DeKalb County missed a federal deadline to fix its troubled sewer system. The county was given nearly nine years, but the sewers still overflow.
DeKalb, the U.S. Environmental Protection Agency and the state Environmental Protection Division made an agreement in 2011 for the county to address its problem sewers.
The deadline in the consent decree was set for June 20, 2020, but the county still has years of work left to do.
In addition to backups caused by fats, oils and grease, aging and cracked pipes in the system let storm water in, leading to occasionally massive overflows when it rains. Earlier this year, millions of gallons of sewage spilled after storms.

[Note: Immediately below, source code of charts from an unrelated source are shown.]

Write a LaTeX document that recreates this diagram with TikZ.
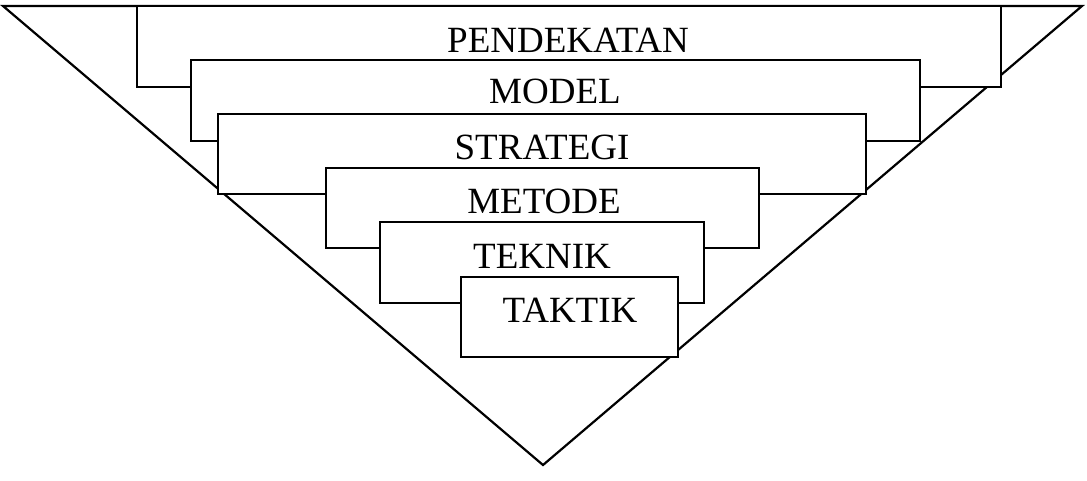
\documentclass[tikz,border=0pt]{standalone}
\usepackage{fontspec}
\setmainfont{Liberation Serif}

\begin{document}
\begin{tikzpicture}[x=1pt, y=-1pt,
    level/.style={draw, fill=white, line width=2.2pt, inner sep=0pt, outer sep=0pt, anchor=north west},
    word/.style={inner sep=0pt, anchor=base, font=\fontsize{37}{42}\selectfont}]
    \useasboundingbox (0,0) rectangle (1087,480);
    % the funnel
    \coordinate (tl) at (3,6);
    \coordinate (tr) at (1082,6);
    \coordinate (tip) at (543,465);
    \draw[line width=2.2pt, line join=miter] (tl) -- (tr) -- (tip) -- cycle;
    % nested levels
    \node[level, minimum width=864, minimum height=81] (pendekatan) at (137,6) {};
    \node[level, minimum width=729, minimum height=81] (model) at (191,60) {};
    \node[level, minimum width=648, minimum height=80] (strategi) at (218,114) {};
    \node[level, minimum width=433, minimum height=80] (metode) at (326,168) {};
    \node[level, minimum width=324, minimum height=81] (teknik) at (380,222) {};
    \node[level, minimum width=217, minimum height=80] (taktik) at (461,277) {};
    % names
    \node[word] (lpendekatan) at (568,52) {PENDEKATAN};
    \node[word] (lmodel) at (555,103) {MODEL};
    \node[word] (lstrategi) at (542,159) {STRATEGI};
    \node[word] (lmetode) at (544,213) {METODE};
    \node[word] (lteknik) at (542,268) {TEKNIK};
    \node[word] (ltaktik) at (570,322) {TAKTIK};
\end{tikzpicture}
\end{document}
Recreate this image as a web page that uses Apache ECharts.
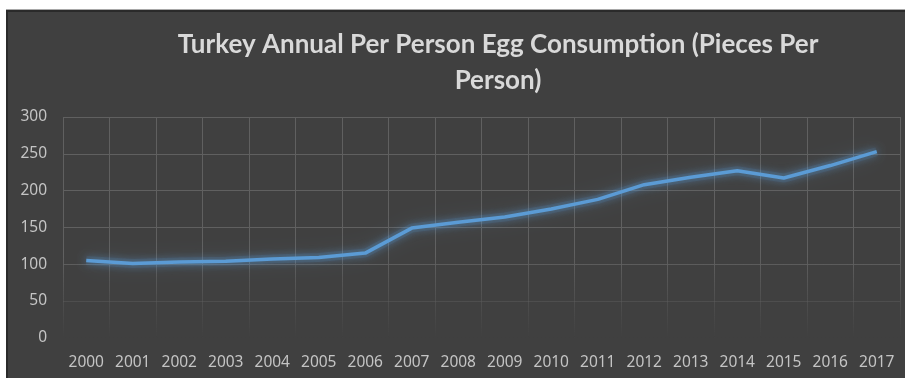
<!DOCTYPE html>
<html>
<head>
<meta charset="utf-8">
<script src="https://cdn.jsdelivr.net/npm/echarts@6/dist/echarts.min.js"></script>
<style>
  html, body { margin: 0; padding: 0; background: #ffffff; }
  #frame {
    position: absolute; left: 6px; top: 10px; width: 897px; height: 366px;
    background: #404040;
    border-left: 2px solid #2a2a2a; border-top: 2px solid #2a2a2a;
    box-shadow: 0 -1px 0 #a8a8a8;
  }
  #chart { position: absolute; left: 0; top: 0; width: 905px; height: 378px; }
</style>
</head>
<body>
<div id="frame"></div>
<div id="chart"></div>
<script>
// Annual per-person egg consumption in Turkey (pieces per person)
const years = ['2000', '2001', '2002', '2003', '2004', '2005', '2006', '2007', '2008',
  '2009', '2010', '2011', '2012', '2013', '2014', '2015', '2016', '2017'];
const eggsPerPerson = [105, 101, 103, 104, 107, 109, 115, 149, 157,
  164, 175, 188, 208, 218, 227, 217, 234, 253];
const yTicks = { min: 0, max: 300, step: 50 };

const titleText = 'Turkey Annual Per Person Egg Consumption (Pieces Per\nPerson)';

// grid lines fade out toward the bottom of the plot
const gridFade = {
  type: 'linear', x: 0, y: 117, x2: 0, y2: 338, global: true,
  colorStops: [
    { offset: 0, color: 'rgba(96,96,96,1)' },
    { offset: 0.62, color: 'rgba(96,96,96,1)' },
    { offset: 1, color: 'rgba(96,96,96,0)' }
  ]
};

const chart = echarts.init(document.getElementById('chart'), null, { renderer: 'canvas' });
chart.setOption({
  backgroundColor: 'transparent',
  animation: false,
  title: {
    text: titleText,
    left: 493, top: 22, textAlign: 'center',
    textStyle: {
      fontFamily: 'Lato', fontWeight: 'bold', fontSize: 26,
      lineHeight: 36, color: '#d9d9d9'
    }
  },
  grid: { left: 63, right: 5, top: 117, bottom: 40.3 },
  xAxis: {
    type: 'category',
    data: years,
    boundaryGap: true,
    axisLine: { show: false },
    axisTick: { show: false },
    axisLabel: { color: '#c4c4c4', fontFamily: 'Noto Sans', fontSize: 15.5, margin: 17 },
    splitLine: { show: true, lineStyle: { color: gridFade, width: 1 } }
  },
  yAxis: {
    type: 'value',
    min: yTicks.min, max: yTicks.max, interval: yTicks.step,
    axisLine: { show: false },
    axisTick: { show: false },
    axisLabel: { color: '#c4c4c4', fontFamily: 'Noto Sans', fontSize: 15.5, margin: 16 },
    splitLine: { show: true, lineStyle: { color: gridFade, width: 1 } }
  },
  series: [
    {
      // soft halo under the line
      type: 'line',
      data: eggsPerPerson,
      symbol: 'none',
      silent: true,
      z: 1,
      lineStyle: {
        color: 'rgba(91,155,213,0.12)', width: 9,
        shadowBlur: 22, shadowColor: 'rgba(91,155,213,0.7)'
      }
    },
    {
      type: 'line',
      data: eggsPerPerson,
      symbol: 'none',
      z: 2,
      lineStyle: {
        color: '#5b9bd5', width: 3.5,
        shadowBlur: 8, shadowColor: 'rgba(91,155,213,0.9)'
      }
    }
  ]
});
</script>
</body>
</html>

DeKalb CEO Michael Thurmond has said that before he came into office, the county wasted three years without making significant progress fixing the sewers, and he takes the issue seriously.
“Since January 2017, DeKalb County has made tremendous progress in the implementation of the Consent Decree,” a county spokesman wrote.
The county has spent more than $100 million since 2017 and plans to spend another $1.1 billion over the next 10 years on the consent decree, according to the spokesman.
Jackie Echols, the board president of South River Watershed Alliance, an advocacy group currently suing DeKalb over the consent decree, said she has long been concerned about the agreement.
“Just looking at what was contained in the consent decree, there wasn’t a lot there, and there wasn’t a lot that would ensure that the June 2020 deadline would come and the problems would be solved,” she said. “So here we are.”
A spokesman for the EPD said the agency is “disappointed” that the county won’t meet the deadline. But, he wrote, the EPD, EPA and DeKalb are in regular communication about the county’s work.
According to an early-June court filing, the county is in negotiations with the EPA and EPD over modifying the consent decree, including extending the deadline.
That wouldn’t be unprecedented. The deadline for the city of Atlanta, which is also fixing its sewers under a federal consent decree, was extended in 2012.
DeKalb paid $450,000 in the initial settlement with the two environmental agencies and has paid more than $700,000 more since then in fines for sewage releases and for failing to file reports on time.